## Exercise directions
All of the material below is to be restated word for word, apart from the pictures.

## Given information

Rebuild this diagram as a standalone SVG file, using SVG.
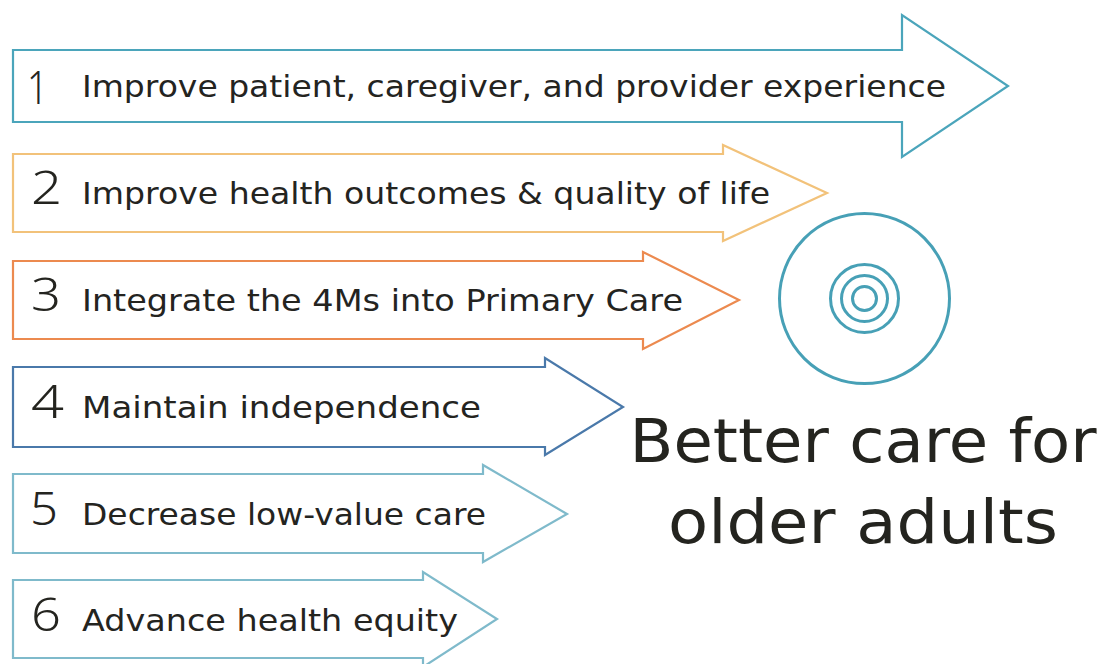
<svg xmlns="http://www.w3.org/2000/svg" width="1104" height="664" viewBox="0 0 1104 664">
  <style>
    .arrow { fill: #ffffff; stroke-width: 2.2; stroke-linejoin: miter; }
    .num { font-family: "Noto Sans", "DejaVu Sans", sans-serif; font-weight: 300; font-size: 46px; fill: #24241f; }
    .label { font-family: "DejaVu Sans", "Liberation Sans", sans-serif; font-size: 31px; fill: #24241f; }
    .title { font-family: "DejaVu Sans", "Liberation Sans", sans-serif; font-size: 61px; fill: #24241f; text-anchor: middle; }
    .ring { fill: none; stroke: #47a0b6; stroke-width: 3; }
  </style>
  <rect width="1104" height="664" fill="#ffffff"/>

  <g id="goal-1">
    <polygon class="arrow" stroke="#4ba5bb" stroke-width="2.6" points="13,50 902,50 902,15 1008,86 902,157 902,122 13,122"/>
    <text class="num" x="27" y="104" font-size="55" textLength="21" lengthAdjust="spacingAndGlyphs">1</text>
    <text class="label" x="82" y="97" textLength="864" lengthAdjust="spacingAndGlyphs">Improve patient, caregiver, and provider experience</text>
  </g>

  <g id="goal-2">
    <polygon class="arrow" stroke="#f2c27a" points="13,154 723,154 723,145 827,193 723,241 723,232 13,232"/>
    <text class="num" x="31" y="204" textLength="31" lengthAdjust="spacingAndGlyphs">2</text>
    <text class="label" x="82" y="204" textLength="688" lengthAdjust="spacingAndGlyphs">Improve health outcomes &amp; quality of life</text>
  </g>

  <g id="goal-3">
    <polygon class="arrow" stroke="#ec8a4f" points="13,261 643,261 643,252 739,300 643,349 643,339 13,339"/>
    <text class="num" x="31" y="311" textLength="30" lengthAdjust="spacingAndGlyphs">3</text>
    <text class="label" x="82" y="311" textLength="601" lengthAdjust="spacingAndGlyphs">Integrate the 4Ms into Primary Care</text>
  </g>

  <g id="goal-4">
    <polygon class="arrow" stroke="#4a79aa" points="13,367 545,367 545,358 623,407 545,455 545,447 13,447"/>
    <text class="num" x="31" y="418" textLength="33" lengthAdjust="spacingAndGlyphs">4</text>
    <text class="label" x="82" y="418" textLength="399" lengthAdjust="spacingAndGlyphs">Maintain independence</text>
  </g>

  <g id="goal-5">
    <polygon class="arrow" stroke="#7fbacb" points="13,474 483,474 483,465 567,514 483,562 483,553 13,553"/>
    <text class="num" x="30" y="525" textLength="28" lengthAdjust="spacingAndGlyphs">5</text>
    <text class="label" x="82" y="525" textLength="404" lengthAdjust="spacingAndGlyphs">Decrease low-value care</text>
  </g>

  <g id="goal-6">
    <polygon class="arrow" stroke="#7fbacb" points="13,580 423,580 423,572 497,619 423,667 423,658 13,658"/>
    <text class="num" x="31" y="631" textLength="30" lengthAdjust="spacingAndGlyphs">6</text>
    <text class="label" x="82" y="631" textLength="376" lengthAdjust="spacingAndGlyphs">Advance health equity</text>
  </g>

  <g id="target">
    <circle class="ring" cx="864.5" cy="298.5" r="85"/>
    <circle class="ring" cx="864.5" cy="298.5" r="34"/>
    <circle class="ring" cx="864.5" cy="298.5" r="23"/>
    <circle class="ring" cx="864.5" cy="298.5" r="12"/>
  </g>

  <g id="outcome">
    <text class="title" x="863" y="462" textLength="467" lengthAdjust="spacingAndGlyphs">Better care for</text>
    <text class="title" x="863" y="543" textLength="390" lengthAdjust="spacingAndGlyphs">older adults</text>
  </g>

  <g id="connectors"></g>
</svg>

## Solution to this exercise
Rebuild this diagram as a standalone SVG file, using SVG.
<svg xmlns="http://www.w3.org/2000/svg" width="1104" height="664" viewBox="0 0 1104 664">
  <style>
    .arrow { fill: #ffffff; stroke-width: 2.2; stroke-linejoin: miter; }
    .num { font-family: "Noto Sans", "DejaVu Sans", sans-serif; font-weight: 300; font-size: 46px; fill: #24241f; }
    .label { font-family: "DejaVu Sans", "Liberation Sans", sans-serif; font-size: 31px; fill: #24241f; }
    .title { font-family: "DejaVu Sans", "Liberation Sans", sans-serif; font-size: 61px; fill: #24241f; text-anchor: middle; }
    .ring { fill: none; stroke: #47a0b6; stroke-width: 3; }
  </style>
  <rect width="1104" height="664" fill="#ffffff"/>

  <g id="goal-1">
    <polygon class="arrow" stroke="#4ba5bb" stroke-width="2.6" points="13,50 902,50 902,15 1008,86 902,157 902,122 13,122"/>
    <text class="num" x="27" y="104" font-size="55" textLength="21" lengthAdjust="spacingAndGlyphs">1</text>
    <text class="label" x="82" y="97" textLength="864" lengthAdjust="spacingAndGlyphs">Improve patient, caregiver, and provider experience</text>
  </g>

  <g id="goal-2">
    <polygon class="arrow" stroke="#f2c27a" points="13,154 723,154 723,145 827,193 723,241 723,232 13,232"/>
    <text class="num" x="31" y="204" textLength="31" lengthAdjust="spacingAndGlyphs">2</text>
    <text class="label" x="82" y="204" textLength="688" lengthAdjust="spacingAndGlyphs">Improve health outcomes &amp; quality of life</text>
  </g>

  <g id="goal-3">
    <polygon class="arrow" stroke="#ec8a4f" points="13,261 643,261 643,252 739,300 643,349 643,339 13,339"/>
    <text class="num" x="31" y="311" textLength="30" lengthAdjust="spacingAndGlyphs">3</text>
    <text class="label" x="82" y="311" textLength="601" lengthAdjust="spacingAndGlyphs">Integrate the 4Ms into Primary Care</text>
  </g>

  <g id="goal-4">
    <polygon class="arrow" stroke="#4a79aa" points="13,367 545,367 545,358 623,407 545,455 545,447 13,447"/>
    <text class="num" x="31" y="418" textLength="33" lengthAdjust="spacingAndGlyphs">4</text>
    <text class="label" x="82" y="418" textLength="399" lengthAdjust="spacingAndGlyphs">Maintain independence</text>
  </g>

  <g id="goal-5">
    <polygon class="arrow" stroke="#7fbacb" points="13,474 483,474 483,465 567,514 483,562 483,553 13,553"/>
    <text class="num" x="30" y="525" textLength="28" lengthAdjust="spacingAndGlyphs">5</text>
    <text class="label" x="82" y="525" textLength="404" lengthAdjust="spacingAndGlyphs">Decrease low-value care</text>
  </g>

  <g id="goal-6">
    <polygon class="arrow" stroke="#7fbacb" points="13,580 423,580 423,572 497,619 423,667 423,658 13,658"/>
    <text class="num" x="31" y="631" textLength="30" lengthAdjust="spacingAndGlyphs">6</text>
    <text class="label" x="82" y="631" textLength="376" lengthAdjust="spacingAndGlyphs">Advance health equity</text>
  </g>

  <g id="target">
    <circle class="ring" cx="864.5" cy="298.5" r="85"/>
    <circle class="ring" cx="864.5" cy="298.5" r="34"/>
    <circle class="ring" cx="864.5" cy="298.5" r="23"/>
    <circle class="ring" cx="864.5" cy="298.5" r="12"/>
  </g>

  <g id="outcome">
    <text class="title" x="863" y="462" textLength="467" lengthAdjust="spacingAndGlyphs">Better care for</text>
    <text class="title" x="863" y="543" textLength="390" lengthAdjust="spacingAndGlyphs">older adults</text>
  </g>

  <g id="connectors"></g>
</svg>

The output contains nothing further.